La neige en deuil

Bataille dans la montagne.

Est-ce qu’il n’est pas étonnant que les riches capacités dramatiques des aventures en montagne, tragiques, exaltantes, cruelles, pleines de retournements angoissants et à même de donner des images magnifiques ne soient pas parmi les plus délaissées du cinéma ? Une rapide recherche sur Wikipédia ne signale que quelques œuvres au demeurant d’ailleurs généralement invisibles, comme L’enfer blanc du Piz Palü ou La lumière bleue (parce que Leni Riefenstahl y a collaboré) ou souvent presque documentaires comme Les étoiles de midi de Marcel Ichac. Je n’ai rien vu de tout ce qui est cité sinon – mais j’étais très très jeune – Premier de cordée de Louis Daquin qui m’avait d’ailleurs donné envie de lire le passionnant bouquin de Roger Frison-Roche dont il est adapté. Il semble que, lors des dernières décennies, grâce sans doute aussi à la plus grande facilité de filmer, on se soit aperçu de cette carence et qu’on ait essayé de la combler un peu (Cliffhanger de Renny HarlinVertical limit de Martin Campbell), mais enfin rien à voir avec l’abondance des films maritimes…

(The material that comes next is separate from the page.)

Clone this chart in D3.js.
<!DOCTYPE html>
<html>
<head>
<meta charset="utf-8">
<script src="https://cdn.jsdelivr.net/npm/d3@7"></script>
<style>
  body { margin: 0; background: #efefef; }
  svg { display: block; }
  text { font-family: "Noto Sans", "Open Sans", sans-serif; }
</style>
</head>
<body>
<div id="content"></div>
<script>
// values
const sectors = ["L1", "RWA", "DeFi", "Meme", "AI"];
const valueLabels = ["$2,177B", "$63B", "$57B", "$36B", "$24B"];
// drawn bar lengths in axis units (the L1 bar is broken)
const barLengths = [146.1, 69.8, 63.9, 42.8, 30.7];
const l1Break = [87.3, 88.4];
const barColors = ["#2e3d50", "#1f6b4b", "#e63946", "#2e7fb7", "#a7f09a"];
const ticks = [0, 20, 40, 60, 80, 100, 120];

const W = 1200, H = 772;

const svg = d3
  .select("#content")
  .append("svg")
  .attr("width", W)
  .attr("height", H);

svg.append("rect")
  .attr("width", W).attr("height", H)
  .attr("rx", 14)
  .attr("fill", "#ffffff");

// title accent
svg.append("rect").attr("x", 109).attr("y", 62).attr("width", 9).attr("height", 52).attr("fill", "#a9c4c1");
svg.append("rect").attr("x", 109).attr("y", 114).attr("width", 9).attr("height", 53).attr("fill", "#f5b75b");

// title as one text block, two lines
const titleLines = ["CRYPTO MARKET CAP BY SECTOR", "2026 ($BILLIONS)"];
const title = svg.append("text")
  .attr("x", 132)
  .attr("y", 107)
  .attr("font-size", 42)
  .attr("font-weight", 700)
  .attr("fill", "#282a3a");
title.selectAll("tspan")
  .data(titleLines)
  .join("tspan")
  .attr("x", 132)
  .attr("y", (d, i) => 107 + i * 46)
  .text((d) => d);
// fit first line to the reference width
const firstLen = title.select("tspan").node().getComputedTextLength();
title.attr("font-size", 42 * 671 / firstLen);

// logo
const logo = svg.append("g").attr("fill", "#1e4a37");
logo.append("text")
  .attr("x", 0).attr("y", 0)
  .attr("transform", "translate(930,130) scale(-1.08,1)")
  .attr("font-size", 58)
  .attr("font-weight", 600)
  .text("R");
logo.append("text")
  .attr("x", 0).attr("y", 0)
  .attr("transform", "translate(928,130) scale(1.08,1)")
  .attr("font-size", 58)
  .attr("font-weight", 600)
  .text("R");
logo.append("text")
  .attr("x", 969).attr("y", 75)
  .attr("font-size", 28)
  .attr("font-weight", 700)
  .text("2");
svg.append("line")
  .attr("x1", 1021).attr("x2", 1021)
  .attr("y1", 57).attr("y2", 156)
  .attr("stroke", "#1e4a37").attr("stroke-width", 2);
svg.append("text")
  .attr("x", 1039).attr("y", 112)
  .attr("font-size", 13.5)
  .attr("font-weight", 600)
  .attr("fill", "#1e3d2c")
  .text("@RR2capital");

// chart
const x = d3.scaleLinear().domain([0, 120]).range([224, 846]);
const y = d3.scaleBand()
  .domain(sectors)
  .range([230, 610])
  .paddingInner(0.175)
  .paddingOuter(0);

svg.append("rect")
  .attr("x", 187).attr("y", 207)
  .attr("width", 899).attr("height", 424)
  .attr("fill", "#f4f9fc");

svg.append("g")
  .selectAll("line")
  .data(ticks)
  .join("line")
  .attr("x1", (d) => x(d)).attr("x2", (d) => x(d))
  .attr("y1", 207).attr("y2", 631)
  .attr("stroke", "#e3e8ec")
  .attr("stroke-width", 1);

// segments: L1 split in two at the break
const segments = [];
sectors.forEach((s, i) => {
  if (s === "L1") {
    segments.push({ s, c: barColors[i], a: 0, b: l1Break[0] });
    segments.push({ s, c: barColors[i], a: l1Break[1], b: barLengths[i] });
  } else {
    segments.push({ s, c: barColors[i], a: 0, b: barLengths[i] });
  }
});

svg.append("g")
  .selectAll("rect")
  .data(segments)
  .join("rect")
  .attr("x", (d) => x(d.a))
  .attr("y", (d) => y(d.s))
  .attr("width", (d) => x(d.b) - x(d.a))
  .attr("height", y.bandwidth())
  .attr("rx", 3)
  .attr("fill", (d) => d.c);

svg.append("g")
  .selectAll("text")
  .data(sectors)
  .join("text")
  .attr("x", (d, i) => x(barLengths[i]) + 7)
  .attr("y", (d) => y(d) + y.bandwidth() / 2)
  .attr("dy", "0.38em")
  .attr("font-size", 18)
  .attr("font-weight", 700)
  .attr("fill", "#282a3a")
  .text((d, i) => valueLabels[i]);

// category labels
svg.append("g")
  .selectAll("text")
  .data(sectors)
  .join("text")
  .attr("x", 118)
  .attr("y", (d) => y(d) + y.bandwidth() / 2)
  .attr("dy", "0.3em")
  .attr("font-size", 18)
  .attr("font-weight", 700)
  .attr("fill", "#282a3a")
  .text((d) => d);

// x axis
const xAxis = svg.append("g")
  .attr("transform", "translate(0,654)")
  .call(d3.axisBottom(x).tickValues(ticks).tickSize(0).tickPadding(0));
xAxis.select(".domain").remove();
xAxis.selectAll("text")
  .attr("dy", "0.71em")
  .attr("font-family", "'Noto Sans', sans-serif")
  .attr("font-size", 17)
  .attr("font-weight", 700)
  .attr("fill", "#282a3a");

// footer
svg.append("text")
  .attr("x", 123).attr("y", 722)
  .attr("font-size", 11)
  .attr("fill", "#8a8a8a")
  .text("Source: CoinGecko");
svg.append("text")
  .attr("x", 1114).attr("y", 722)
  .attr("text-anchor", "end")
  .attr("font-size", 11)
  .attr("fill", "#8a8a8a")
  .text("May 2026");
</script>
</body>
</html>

Mais je me souvenais aussi de manière encore assez nette, finalement, de cette Neige en deuil vue à sa sortie en 1956 ; et l’image du vieux guide Isaïe Teller (Spencer Tracy) retenant la chute de son jeune frère Christophe (Robert Wagner) de ses mains nues et la corde qui file à toute allure et qui se couvre de sang m’était encore bien présente…

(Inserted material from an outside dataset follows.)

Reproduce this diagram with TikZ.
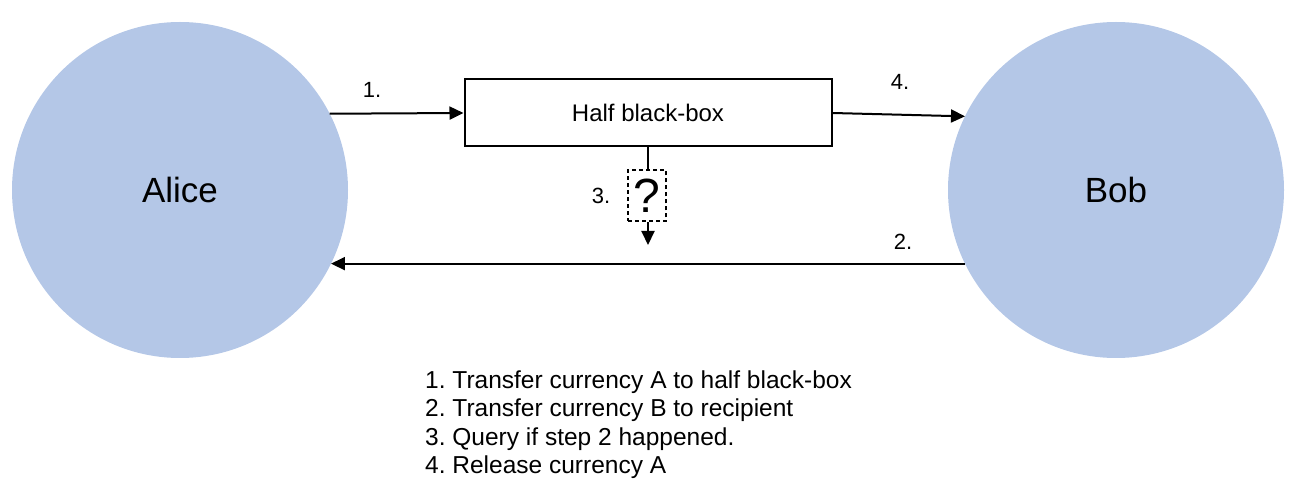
\documentclass[tikz,border=0pt]{standalone}
\usepackage{fontspec}
\setmainfont{Liberation Sans}
\usepackage{xcolor}
\definecolor{partyblue}{HTML}{B4C7E7}
\usepackage{tikz}
\usetikzlibrary{arrows.meta, positioning}
\frenchspacing

\begin{document}
\begin{tikzpicture}[x=1pt, y=-1pt,
    party/.style={circle, fill=partyblue, minimum size=336pt, inner sep=0pt, outer sep=0pt, font=\fontsize{35}{40}\selectfont},
    flow/.style={line width=2pt, -{Triangle[length=14pt, width=13pt]}},
    steplabel/.style={font=\fontsize{22}{26}\selectfont, inner sep=0pt}]
    \useasboundingbox (0,0) rectangle (1294,494);

    % Parties
    \node[party] (alice) at (180, 190) {Alice};
    \node[party] (bob) at (1116, 190) {Bob};

    % Half black-box
    \node[draw, line width=2pt, minimum width=367pt, minimum height=67pt, inner sep=0pt,
          font=\fontsize{24}{28}\selectfont] (hbb) at (648, 113) {Half black-box};

    % Query box
    \node[draw, dash pattern=on 4pt off 3pt, line width=2pt, minimum width=38pt, minimum height=51pt, inner sep=0pt,
          font=\fontsize{48}{50}\selectfont] (query) at (647, 196) {?};
    \coordinate (qend) at (648, 245);

    % Connectors
    \draw[flow] (alice.27) -- (hbb.west);
    \draw[flow] (hbb.east) -- (bob.154);
    \draw[flow] (bob.206) -- (alice.334);
    \draw[line width=2pt] (hbb.south) -- (hbb.south |- query.north);
    \draw[flow] (hbb.south |- query.south) -- (qend);

    % Step labels
    \node[steplabel] (s1) at (372, 90) {1.};
    \node[steplabel] (s2) at (903, 242) {2.};
    \node[steplabel] (s3) at (601, 196) {3.};
    \node[steplabel] (s4) at (900, 82) {4.};

    % Legend
    \foreach \i/\txt in {1/Transfer currency A to half black-box,
                         2/Transfer currency B to recipient,
                         3/Query if step 2 happened.,
                         4/Release currency A} {
        \node[anchor=base west, inner sep=0pt, font=\fontsize{24.5}{28}\selectfont]
            (leg\i) at (425, 361+28*\i) {\i. \txt};
    }
\end{tikzpicture}
\end{document}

Impressions et terreurs d’enfance sans doute, mais preuve, aussi, que le film est rudement bien fichu et aussi que la haute montagne est un bien beau terrain d’action (surtout quand on la regarde confortablement assis dans son canapé ; c’est comme le Tour de France). Issu d’un roman d’Henri Troyat, lui-même inspiré de l’histoire véridique de l’accident du Malabar princess, le film est avant tout une occasion de montrer, dans quelques belles séquences anxiogènes, les effroyables risques encourus par les conquérants des sommets. Le film d’Edward Dmytryk est d’une grande simplicité, bâti autour de deux personnages.

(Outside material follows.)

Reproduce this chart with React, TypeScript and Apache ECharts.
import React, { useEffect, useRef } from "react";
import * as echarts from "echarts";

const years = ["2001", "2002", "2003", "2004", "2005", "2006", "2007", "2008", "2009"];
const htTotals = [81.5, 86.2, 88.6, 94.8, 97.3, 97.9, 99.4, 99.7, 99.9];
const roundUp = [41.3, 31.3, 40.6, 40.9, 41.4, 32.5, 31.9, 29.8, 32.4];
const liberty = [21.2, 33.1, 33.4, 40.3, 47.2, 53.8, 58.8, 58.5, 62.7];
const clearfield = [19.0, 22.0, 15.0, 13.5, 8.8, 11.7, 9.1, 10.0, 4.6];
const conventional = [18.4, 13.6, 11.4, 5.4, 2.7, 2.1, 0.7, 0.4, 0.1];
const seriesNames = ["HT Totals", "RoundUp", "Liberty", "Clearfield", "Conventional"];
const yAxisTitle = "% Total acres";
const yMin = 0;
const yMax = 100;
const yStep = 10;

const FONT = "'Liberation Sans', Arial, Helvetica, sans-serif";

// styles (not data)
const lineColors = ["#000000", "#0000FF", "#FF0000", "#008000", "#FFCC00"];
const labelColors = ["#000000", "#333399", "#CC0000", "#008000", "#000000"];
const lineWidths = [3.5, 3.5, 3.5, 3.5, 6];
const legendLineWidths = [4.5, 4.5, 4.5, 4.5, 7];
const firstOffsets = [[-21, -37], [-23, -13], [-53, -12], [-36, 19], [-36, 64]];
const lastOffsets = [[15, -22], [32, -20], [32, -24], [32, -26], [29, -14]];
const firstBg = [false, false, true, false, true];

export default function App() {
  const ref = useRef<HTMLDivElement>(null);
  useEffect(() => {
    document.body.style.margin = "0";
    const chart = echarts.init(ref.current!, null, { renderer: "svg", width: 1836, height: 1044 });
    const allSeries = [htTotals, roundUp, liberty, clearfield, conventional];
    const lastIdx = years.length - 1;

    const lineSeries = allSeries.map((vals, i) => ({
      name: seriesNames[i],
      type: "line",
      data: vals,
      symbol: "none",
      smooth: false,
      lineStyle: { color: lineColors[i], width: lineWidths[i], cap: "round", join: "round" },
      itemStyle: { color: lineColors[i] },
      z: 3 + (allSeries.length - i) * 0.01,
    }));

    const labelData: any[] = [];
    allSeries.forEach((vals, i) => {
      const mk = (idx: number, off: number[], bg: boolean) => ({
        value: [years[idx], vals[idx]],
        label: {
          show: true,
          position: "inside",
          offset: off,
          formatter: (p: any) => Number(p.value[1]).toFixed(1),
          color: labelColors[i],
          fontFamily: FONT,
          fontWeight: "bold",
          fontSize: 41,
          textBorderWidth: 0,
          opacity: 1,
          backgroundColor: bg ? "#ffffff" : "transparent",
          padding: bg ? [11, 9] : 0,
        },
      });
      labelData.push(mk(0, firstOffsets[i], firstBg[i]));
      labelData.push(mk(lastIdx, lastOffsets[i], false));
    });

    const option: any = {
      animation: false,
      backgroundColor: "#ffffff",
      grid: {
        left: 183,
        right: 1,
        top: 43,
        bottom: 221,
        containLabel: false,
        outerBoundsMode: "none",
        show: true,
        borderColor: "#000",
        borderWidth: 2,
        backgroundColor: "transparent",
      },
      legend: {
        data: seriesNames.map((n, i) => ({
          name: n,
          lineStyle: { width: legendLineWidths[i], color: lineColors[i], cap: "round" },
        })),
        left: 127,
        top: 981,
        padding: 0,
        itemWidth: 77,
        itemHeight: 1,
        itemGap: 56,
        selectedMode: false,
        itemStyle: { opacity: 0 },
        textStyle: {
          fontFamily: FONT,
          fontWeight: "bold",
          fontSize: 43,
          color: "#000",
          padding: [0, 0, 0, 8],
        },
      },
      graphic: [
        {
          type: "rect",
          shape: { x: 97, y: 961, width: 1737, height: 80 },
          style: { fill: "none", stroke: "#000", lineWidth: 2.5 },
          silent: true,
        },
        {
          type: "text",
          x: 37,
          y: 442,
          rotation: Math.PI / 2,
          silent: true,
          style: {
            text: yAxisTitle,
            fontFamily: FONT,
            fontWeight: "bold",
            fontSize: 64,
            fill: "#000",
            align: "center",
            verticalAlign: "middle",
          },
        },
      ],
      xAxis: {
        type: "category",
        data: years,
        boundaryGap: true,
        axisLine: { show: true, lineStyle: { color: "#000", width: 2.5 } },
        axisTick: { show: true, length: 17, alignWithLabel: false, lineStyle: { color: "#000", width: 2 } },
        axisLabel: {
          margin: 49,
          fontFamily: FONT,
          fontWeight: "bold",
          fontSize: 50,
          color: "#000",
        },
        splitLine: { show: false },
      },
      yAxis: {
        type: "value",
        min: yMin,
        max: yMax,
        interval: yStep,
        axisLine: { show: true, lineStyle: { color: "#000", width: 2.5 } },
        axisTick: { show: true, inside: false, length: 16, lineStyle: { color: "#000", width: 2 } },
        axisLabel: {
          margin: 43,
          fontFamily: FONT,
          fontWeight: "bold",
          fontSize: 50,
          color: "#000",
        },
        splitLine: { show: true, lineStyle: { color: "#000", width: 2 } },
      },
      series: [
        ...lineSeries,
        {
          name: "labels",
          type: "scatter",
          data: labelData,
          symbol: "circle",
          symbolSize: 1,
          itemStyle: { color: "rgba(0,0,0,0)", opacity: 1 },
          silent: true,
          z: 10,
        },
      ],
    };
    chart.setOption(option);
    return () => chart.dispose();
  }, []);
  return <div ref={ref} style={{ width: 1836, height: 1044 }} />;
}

Deux frères, donc, d’une grande différence d’âge (20 ans). L’un, l’aîné, Isaïe, pondéré, serein, heureux de son sort mais, ancien guide de haute montagne, marqué à vie par l’échec d’une course où son client a dévissé et a péri, peut-être de son fait. Son cadet Christophe, assoiffé d’argent, gigolo d’occasion, fasciné par l’idée qu’il pourrait récupérer dans l’épave de l’avion qui vient de s’écraser l’argent et les bijoux des malheureuses victimes. Le vieux, qui a toujours veillé comme un père sur son cadet, accepte en désespoir de cause, de l’accompagner pour veiller encore un peu sur lui. Dans l’épave, il y a une survivante, une Hindoue qu’Isaïe veut sauver, que Christophe veut abandonner.

On devine, à partir de la simplicité du conflit, ce qui va se passer et qui est bien moralement correct ; ça n’a aucune importance. Ce qui compte, c’est l’ascension, les crevasses, les ponts de neige, les cheminées qu’on escalade à grand peine ; c’est tout l’attirail des alpinistes, c’est le suspense qui naît dès qu’on se hisse, qu’on prend une aspérité presque imperceptible pour progresser de quelques centimètres, c’est le pas lourd des montagnards ; c’est la neige et la glace et le soleil…

C’est aussi la silhouette massive de Spencer Tracy qui porte le film à lui seul sur ses vieilles épaules et qui donne de la vie à un personnage un peu stéréotypé. Grand acteur, assurément. Et film solide.